At first, Seton Sobolewski felt a little concerned about his Idaho State club this summer.
The Bengals were months removed from one of the best seasons in program history: A regular-season championship, a conference title and a spot in the NCAA Tournament. Plus, in the weeks that followed the end of the season, Idaho State made the rounds that come with those accolades. Ring ceremonies. Speaking engagements. Awards banquets.
Sobolewski felt proud of his group’s accomplishments, but in the back of his mind, he wondered: Do I need to push the group to turn the page?
That’s the nice thing about returning almost the entire team from seasons like that, though.
You don’t have to encourage them to do much. Instead, Sobolewski never made a big deal out of moving on. He never talked to the team about it, never pushed them to put last season in the past.
“It happened organically,” Sobolewski said.
Which brings us here, to the start of Idaho State’s new season, which officially kicks off Tuesday with a road test against preseason No. 10 Oregon.
Most importantly, the Bengals return their entire starting five: Point guard Diaba Konate, shooting guard Dora Goles, small forward Estefania Ors, power forward Callie Bourne and center Ellie Smith, the group that helped last season’s Bengals win their first Big Sky regular-season and tournament titles in nine years. Idaho State also returns its first two options off the bench in Tomekia Whitman and Montana Oltrogge.
The cast of characters has stuck together for quite awhile, but it also features a good amount of talent.
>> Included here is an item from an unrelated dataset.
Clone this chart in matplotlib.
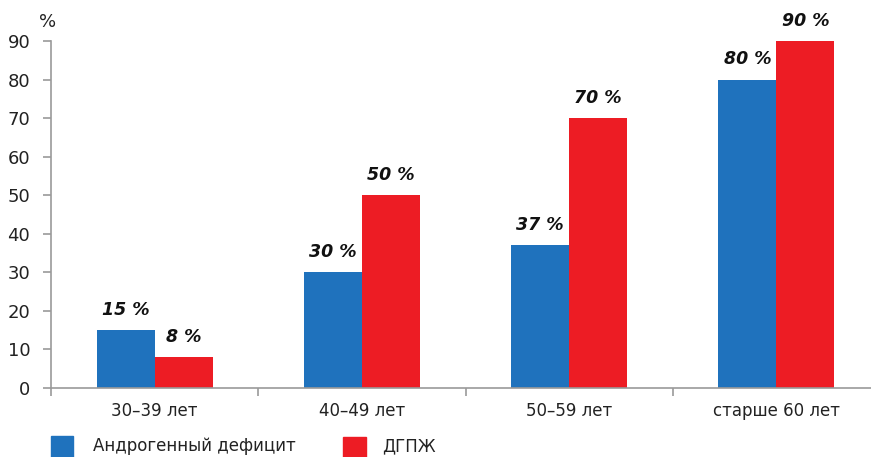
import matplotlib
matplotlib.use("Agg")
import matplotlib.pyplot as plt
import numpy as np

categories = ["30–39 лет", "40–49 лет", "50–59 лет", "старше 60 лет"]
androgen = [15, 30, 37, 80]
dgpzh = [8, 50, 70, 90]
series_names = ["Андрогенный дефицит", "ДГПЖ"]
yticks = [0, 10, 20, 30, 40, 50, 60, 70, 80, 90]

blue = "#1f72bd"
red = "#ed1c24"
grey = "#9a9a9a"

plt.rcParams['font.family'] = ['DejaVu Sans']

W, H = 871, 457
fig = plt.figure(figsize=(W / 100, H / 100), dpi=100)
ax = fig.add_axes([51 / W, 69 / H, (880 - 51) / W, (388 - 41) / H])

x = np.arange(len(categories))
bw = 0.28
b1 = ax.bar(x - bw / 2, androgen, bw, color=blue, label=series_names[0])
b2 = ax.bar(x + bw / 2, dgpzh, bw, color=red, label=series_names[1])

for bars, vals in ((b1, androgen), (b2, dgpzh)):
    for r, v in zip(bars, vals):
        ax.annotate(f"{v} %", (r.get_x() + r.get_width() / 2, v),
                    xytext=(0, 8), textcoords="offset points",
                    ha="center", va="bottom", fontsize=12.5,
                    fontweight="bold", fontstyle="italic", color="#111111")

ax.set_xlim(-0.5, len(categories) - 0.5)
ax.set_ylim(0, 90)
ax.set_yticks(yticks)
ax.set_yticklabels([str(t) for t in yticks], fontsize=13, color="#222222")
ax.set_xticks(x)
ax.set_xticklabels(categories, fontsize=12, color="#222222")
ax.tick_params(axis="x", which="major", length=0, pad=10)
ax.set_xticks(np.arange(-0.5, len(categories) + 0.5, 1), minor=True)
ax.tick_params(axis="x", which="minor", length=6, color=grey, width=1.2, direction="out")
ax.tick_params(axis="y", length=6, color=grey, width=1.2, pad=9)

for s in ("top", "right"):
    ax.spines[s].set_visible(False)
for s in ("left", "bottom"):
    ax.spines[s].set_color(grey)
    ax.spines[s].set_linewidth(1.2)

fig.text(48 / W, 1 - 22 / H, "%", fontsize=13, ha="center", va="center", color="#222222")

# legend
fig.patches.append(plt.Rectangle((51 / W, 0), 22 / W, 21 / H, transform=fig.transFigure,
                                 color=blue, figure=fig))
fig.text(93 / W, 1 - 446 / H, series_names[0], fontsize=12, va="center", color="#222222")
fig.patches.append(plt.Rectangle((343 / W, 0), 23 / W, 20 / H, transform=fig.transFigure,
                                 color=red, figure=fig))
fig.text(382 / W, 1 - 446 / H, series_names[1], fontsize=12, va="center", color="#222222")

fig.savefig("out.png", dpi=100)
Last season, Goles led Idaho State with 12.4 points per game, earning first-team all-conference honors. Konate, who pulled down 11.9 rebounds per game, was named to the all-conference second team. Even Ors secured conference tournament MVP honors, tallying 21 points in the group’s title-clinching win over Idaho, which stuffed a trophy case that also includes Big Sky Freshman of the Year in 2016-17, Top Reserve in 2017-18 and honorable mention all-conference in 2018-19.
That’s a long-winded, roundabout way of stating the obvious: The Bengals return almost everyone from a team that was already loaded with talent and experience. The team’s only offseason departures came from graduate Delaney Moore.
“The way our team is made and the way our system is,” Sobolewski said, “you’re just not going to have many players that put up big numbers. We move the ball a lot. We share the ball a lot. It’s true, freelance motion offense. A lot of movement and screening. So that’s the core to our culture, too. It’s a lot of unselfishness.”
For all the Bengals’ returning pieces, though, they also have several new ones. Seven freshmen line this year’s roster, including two walk-ons in Paisley Specht and Century alum Tenleigh Smith. Playing time for the newcomers will be limited but expect to see, at least, Anaya Bernard and Kayla Salmons get action.
That puts the team in an interesting spot. Idaho State wants to get the most out of the roster it has, namely all the seniors, the bunch doing their last go-around with the program. At the same time, the Bengals also want to develop the next group, the batch of freshmen and underclassmen who will take over in the years to come.
“It’s a long-term plan with that,” Sobolewski said. “You can get enough preparation and practice and reps in to get ready to win games, but also, you can slow down enough when you have to, to help coach the younger people and cultivate them. We’re always going to put winning first. We don’t want to be so concerned about the future that we don’t take care of the present.
“So we want to win, but it does take a little bit more time and practices and things because you’re trying to slow things down and help these guys.”
At any rate, Idaho State’s season is already underway. The Bengals started their season — unofficially — with a 91-58 exhibition win over the College of Idaho Friday night.
Idaho State expected a win there. Different may be the club’s regular-season opener against No. 10 Oregon. The Bengals do have experience taking down Power 5 clubs, like the way they upset Kansas State last season, a monumental victory for the program.
Oregon, though, may be a different beast. Time will tell. Either way, the $25,000 check Idaho State gets for showing up will help.
“You learn what you need to work on by playing good teams,” Sobolewski said. “Maybe we are at a place where we can upset someone like that, after our experiences last year.”